Information shown -
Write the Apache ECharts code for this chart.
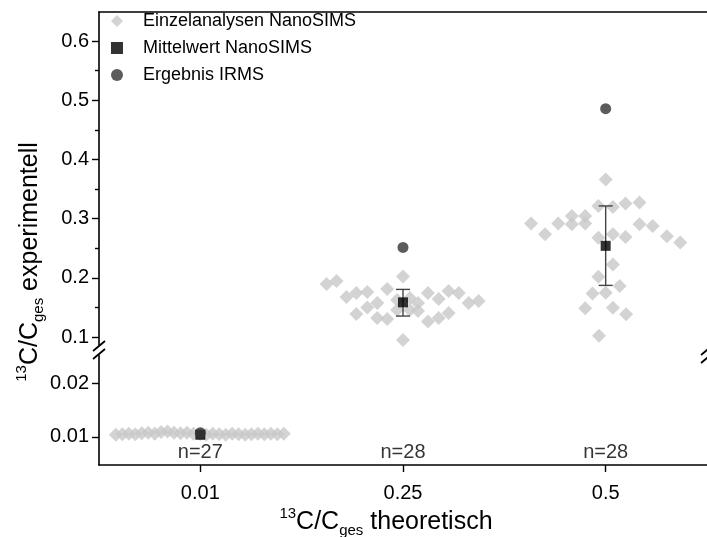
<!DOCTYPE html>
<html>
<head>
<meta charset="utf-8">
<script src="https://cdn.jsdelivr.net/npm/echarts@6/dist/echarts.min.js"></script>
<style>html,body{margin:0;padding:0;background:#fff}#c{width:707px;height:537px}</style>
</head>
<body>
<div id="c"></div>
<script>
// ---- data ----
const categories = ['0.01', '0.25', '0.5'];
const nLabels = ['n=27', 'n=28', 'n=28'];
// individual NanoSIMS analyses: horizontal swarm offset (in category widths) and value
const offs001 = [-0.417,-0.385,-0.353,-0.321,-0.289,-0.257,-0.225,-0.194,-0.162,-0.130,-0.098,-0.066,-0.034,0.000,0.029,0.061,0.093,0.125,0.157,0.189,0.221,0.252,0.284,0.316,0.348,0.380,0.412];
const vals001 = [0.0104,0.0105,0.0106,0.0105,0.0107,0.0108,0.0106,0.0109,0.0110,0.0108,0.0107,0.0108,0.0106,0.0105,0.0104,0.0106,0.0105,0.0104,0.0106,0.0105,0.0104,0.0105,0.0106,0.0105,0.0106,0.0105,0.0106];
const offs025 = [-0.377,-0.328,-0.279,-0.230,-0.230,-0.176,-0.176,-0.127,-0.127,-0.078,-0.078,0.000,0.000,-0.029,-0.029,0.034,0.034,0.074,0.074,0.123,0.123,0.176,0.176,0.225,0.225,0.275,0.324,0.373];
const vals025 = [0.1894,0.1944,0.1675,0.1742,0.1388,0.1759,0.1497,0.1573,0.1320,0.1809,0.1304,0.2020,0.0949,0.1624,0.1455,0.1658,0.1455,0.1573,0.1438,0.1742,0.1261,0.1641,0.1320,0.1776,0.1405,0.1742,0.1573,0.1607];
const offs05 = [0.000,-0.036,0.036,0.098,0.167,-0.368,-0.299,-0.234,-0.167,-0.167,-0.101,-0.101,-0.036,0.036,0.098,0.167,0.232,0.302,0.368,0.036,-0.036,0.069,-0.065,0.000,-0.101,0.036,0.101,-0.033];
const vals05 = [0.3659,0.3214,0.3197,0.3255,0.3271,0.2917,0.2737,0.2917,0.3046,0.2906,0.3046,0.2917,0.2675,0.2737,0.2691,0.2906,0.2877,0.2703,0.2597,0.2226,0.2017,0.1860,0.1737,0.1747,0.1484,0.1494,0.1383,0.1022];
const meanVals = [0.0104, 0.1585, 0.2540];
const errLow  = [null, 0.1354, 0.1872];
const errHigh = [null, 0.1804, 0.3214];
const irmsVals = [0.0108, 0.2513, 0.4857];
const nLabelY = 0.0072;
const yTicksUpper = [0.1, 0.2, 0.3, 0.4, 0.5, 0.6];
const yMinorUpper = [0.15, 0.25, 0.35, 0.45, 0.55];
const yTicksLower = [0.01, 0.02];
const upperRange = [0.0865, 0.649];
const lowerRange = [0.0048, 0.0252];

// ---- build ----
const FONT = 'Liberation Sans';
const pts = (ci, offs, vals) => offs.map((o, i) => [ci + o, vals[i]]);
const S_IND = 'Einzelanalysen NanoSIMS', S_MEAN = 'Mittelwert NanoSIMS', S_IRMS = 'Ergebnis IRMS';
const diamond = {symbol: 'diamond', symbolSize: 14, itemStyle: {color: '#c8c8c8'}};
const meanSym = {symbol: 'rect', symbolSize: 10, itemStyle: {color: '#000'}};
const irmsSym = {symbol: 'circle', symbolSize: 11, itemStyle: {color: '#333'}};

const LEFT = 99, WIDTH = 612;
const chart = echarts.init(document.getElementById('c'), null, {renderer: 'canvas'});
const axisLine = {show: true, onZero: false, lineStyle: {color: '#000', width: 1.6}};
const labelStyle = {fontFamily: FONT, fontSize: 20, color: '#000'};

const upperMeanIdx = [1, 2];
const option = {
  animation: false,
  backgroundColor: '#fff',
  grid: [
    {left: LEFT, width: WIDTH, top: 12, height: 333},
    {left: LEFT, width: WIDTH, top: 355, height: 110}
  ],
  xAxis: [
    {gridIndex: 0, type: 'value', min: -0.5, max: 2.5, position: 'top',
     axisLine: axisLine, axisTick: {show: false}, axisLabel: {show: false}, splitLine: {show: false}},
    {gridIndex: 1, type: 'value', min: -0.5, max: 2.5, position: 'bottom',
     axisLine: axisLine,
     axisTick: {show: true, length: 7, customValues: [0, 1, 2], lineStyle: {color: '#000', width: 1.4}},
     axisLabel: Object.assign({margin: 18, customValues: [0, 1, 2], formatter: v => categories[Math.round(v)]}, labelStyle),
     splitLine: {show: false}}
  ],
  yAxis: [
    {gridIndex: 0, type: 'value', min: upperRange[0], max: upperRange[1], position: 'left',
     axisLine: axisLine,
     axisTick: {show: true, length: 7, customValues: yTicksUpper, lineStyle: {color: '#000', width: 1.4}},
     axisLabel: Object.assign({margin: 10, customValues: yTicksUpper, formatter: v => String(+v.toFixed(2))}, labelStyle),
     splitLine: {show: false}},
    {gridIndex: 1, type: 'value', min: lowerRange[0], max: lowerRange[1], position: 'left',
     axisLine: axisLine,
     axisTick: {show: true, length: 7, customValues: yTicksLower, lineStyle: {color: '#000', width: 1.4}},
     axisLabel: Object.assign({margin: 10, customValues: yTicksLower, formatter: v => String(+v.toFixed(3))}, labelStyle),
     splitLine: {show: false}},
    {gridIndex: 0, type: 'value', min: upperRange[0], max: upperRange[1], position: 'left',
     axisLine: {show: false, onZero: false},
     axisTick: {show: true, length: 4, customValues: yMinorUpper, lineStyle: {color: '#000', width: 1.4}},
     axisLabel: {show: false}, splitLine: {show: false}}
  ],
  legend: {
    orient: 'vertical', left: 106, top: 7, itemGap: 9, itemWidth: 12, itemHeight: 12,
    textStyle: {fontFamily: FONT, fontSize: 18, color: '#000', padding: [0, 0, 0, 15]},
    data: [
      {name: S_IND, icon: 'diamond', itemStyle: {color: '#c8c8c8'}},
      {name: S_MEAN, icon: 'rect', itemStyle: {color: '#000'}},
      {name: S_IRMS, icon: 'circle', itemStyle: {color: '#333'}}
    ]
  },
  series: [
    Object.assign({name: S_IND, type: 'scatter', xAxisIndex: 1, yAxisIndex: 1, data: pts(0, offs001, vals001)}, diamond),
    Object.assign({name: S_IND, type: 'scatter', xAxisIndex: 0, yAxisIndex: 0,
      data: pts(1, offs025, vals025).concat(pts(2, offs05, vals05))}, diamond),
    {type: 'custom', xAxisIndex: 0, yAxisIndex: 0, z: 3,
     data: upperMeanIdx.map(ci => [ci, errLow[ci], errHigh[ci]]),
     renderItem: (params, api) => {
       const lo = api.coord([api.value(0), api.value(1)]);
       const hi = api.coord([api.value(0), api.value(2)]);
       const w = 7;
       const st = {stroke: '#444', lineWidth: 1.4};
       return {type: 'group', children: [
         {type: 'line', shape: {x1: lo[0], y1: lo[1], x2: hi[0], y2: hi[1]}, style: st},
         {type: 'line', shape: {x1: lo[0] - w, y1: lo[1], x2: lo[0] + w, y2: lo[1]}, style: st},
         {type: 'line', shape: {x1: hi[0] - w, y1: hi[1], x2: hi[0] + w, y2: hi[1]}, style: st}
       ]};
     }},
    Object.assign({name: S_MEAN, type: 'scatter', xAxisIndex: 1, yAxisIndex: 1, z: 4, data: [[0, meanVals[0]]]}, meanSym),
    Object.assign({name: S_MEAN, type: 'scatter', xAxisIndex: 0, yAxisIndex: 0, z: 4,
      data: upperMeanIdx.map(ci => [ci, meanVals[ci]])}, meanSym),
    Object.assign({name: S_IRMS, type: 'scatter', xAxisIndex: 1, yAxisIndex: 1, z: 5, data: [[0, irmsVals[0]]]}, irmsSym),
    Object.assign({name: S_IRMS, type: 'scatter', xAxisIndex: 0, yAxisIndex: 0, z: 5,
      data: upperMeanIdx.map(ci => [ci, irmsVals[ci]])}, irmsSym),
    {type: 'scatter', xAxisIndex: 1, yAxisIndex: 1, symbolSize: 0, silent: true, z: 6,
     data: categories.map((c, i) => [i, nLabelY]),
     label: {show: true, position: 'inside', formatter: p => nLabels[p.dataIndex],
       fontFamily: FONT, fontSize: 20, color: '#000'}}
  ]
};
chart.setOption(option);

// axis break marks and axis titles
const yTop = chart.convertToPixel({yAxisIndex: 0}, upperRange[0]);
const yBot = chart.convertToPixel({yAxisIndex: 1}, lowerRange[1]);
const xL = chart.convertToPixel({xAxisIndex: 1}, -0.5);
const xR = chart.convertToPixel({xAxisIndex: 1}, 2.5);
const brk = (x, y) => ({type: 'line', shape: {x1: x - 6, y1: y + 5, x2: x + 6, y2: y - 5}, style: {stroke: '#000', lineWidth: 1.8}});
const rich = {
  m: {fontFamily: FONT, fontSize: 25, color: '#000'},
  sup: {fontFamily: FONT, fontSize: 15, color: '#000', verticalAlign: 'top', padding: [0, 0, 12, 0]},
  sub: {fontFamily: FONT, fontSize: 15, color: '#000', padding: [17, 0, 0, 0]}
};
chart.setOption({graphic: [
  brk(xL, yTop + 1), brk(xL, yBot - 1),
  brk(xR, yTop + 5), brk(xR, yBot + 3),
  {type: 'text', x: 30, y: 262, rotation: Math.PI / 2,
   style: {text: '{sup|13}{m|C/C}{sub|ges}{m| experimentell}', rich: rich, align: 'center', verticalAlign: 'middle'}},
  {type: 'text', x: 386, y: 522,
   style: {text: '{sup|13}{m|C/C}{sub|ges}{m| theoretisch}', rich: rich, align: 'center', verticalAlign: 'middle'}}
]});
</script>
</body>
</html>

Written request -
Write out again exactly the lines from the start of the data above through the line containing "const lowerRange = [0.0048, 0.0252];", inclusive, excluding any pictures.

Reply to the exercise -
Write the Apache ECharts code for this chart.
<!DOCTYPE html>
<html>
<head>
<meta charset="utf-8">
<script src="https://cdn.jsdelivr.net/npm/echarts@6/dist/echarts.min.js"></script>
<style>html,body{margin:0;padding:0;background:#fff}#c{width:707px;height:537px}</style>
</head>
<body>
<div id="c"></div>
<script>
// ---- data ----
const categories = ['0.01', '0.25', '0.5'];
const nLabels = ['n=27', 'n=28', 'n=28'];
// individual NanoSIMS analyses: horizontal swarm offset (in category widths) and value
const offs001 = [-0.417,-0.385,-0.353,-0.321,-0.289,-0.257,-0.225,-0.194,-0.162,-0.130,-0.098,-0.066,-0.034,0.000,0.029,0.061,0.093,0.125,0.157,0.189,0.221,0.252,0.284,0.316,0.348,0.380,0.412];
const vals001 = [0.0104,0.0105,0.0106,0.0105,0.0107,0.0108,0.0106,0.0109,0.0110,0.0108,0.0107,0.0108,0.0106,0.0105,0.0104,0.0106,0.0105,0.0104,0.0106,0.0105,0.0104,0.0105,0.0106,0.0105,0.0106,0.0105,0.0106];
const offs025 = [-0.377,-0.328,-0.279,-0.230,-0.230,-0.176,-0.176,-0.127,-0.127,-0.078,-0.078,0.000,0.000,-0.029,-0.029,0.034,0.034,0.074,0.074,0.123,0.123,0.176,0.176,0.225,0.225,0.275,0.324,0.373];
const vals025 = [0.1894,0.1944,0.1675,0.1742,0.1388,0.1759,0.1497,0.1573,0.1320,0.1809,0.1304,0.2020,0.0949,0.1624,0.1455,0.1658,0.1455,0.1573,0.1438,0.1742,0.1261,0.1641,0.1320,0.1776,0.1405,0.1742,0.1573,0.1607];
const offs05 = [0.000,-0.036,0.036,0.098,0.167,-0.368,-0.299,-0.234,-0.167,-0.167,-0.101,-0.101,-0.036,0.036,0.098,0.167,0.232,0.302,0.368,0.036,-0.036,0.069,-0.065,0.000,-0.101,0.036,0.101,-0.033];
const vals05 = [0.3659,0.3214,0.3197,0.3255,0.3271,0.2917,0.2737,0.2917,0.3046,0.2906,0.3046,0.2917,0.2675,0.2737,0.2691,0.2906,0.2877,0.2703,0.2597,0.2226,0.2017,0.1860,0.1737,0.1747,0.1484,0.1494,0.1383,0.1022];
const meanVals = [0.0104, 0.1585, 0.2540];
const errLow  = [null, 0.1354, 0.1872];
const errHigh = [null, 0.1804, 0.3214];
const irmsVals = [0.0108, 0.2513, 0.4857];
const nLabelY = 0.0072;
const yTicksUpper = [0.1, 0.2, 0.3, 0.4, 0.5, 0.6];
const yMinorUpper = [0.15, 0.25, 0.35, 0.45, 0.55];
const yTicksLower = [0.01, 0.02];
const upperRange = [0.0865, 0.649];
const lowerRange = [0.0048, 0.0252];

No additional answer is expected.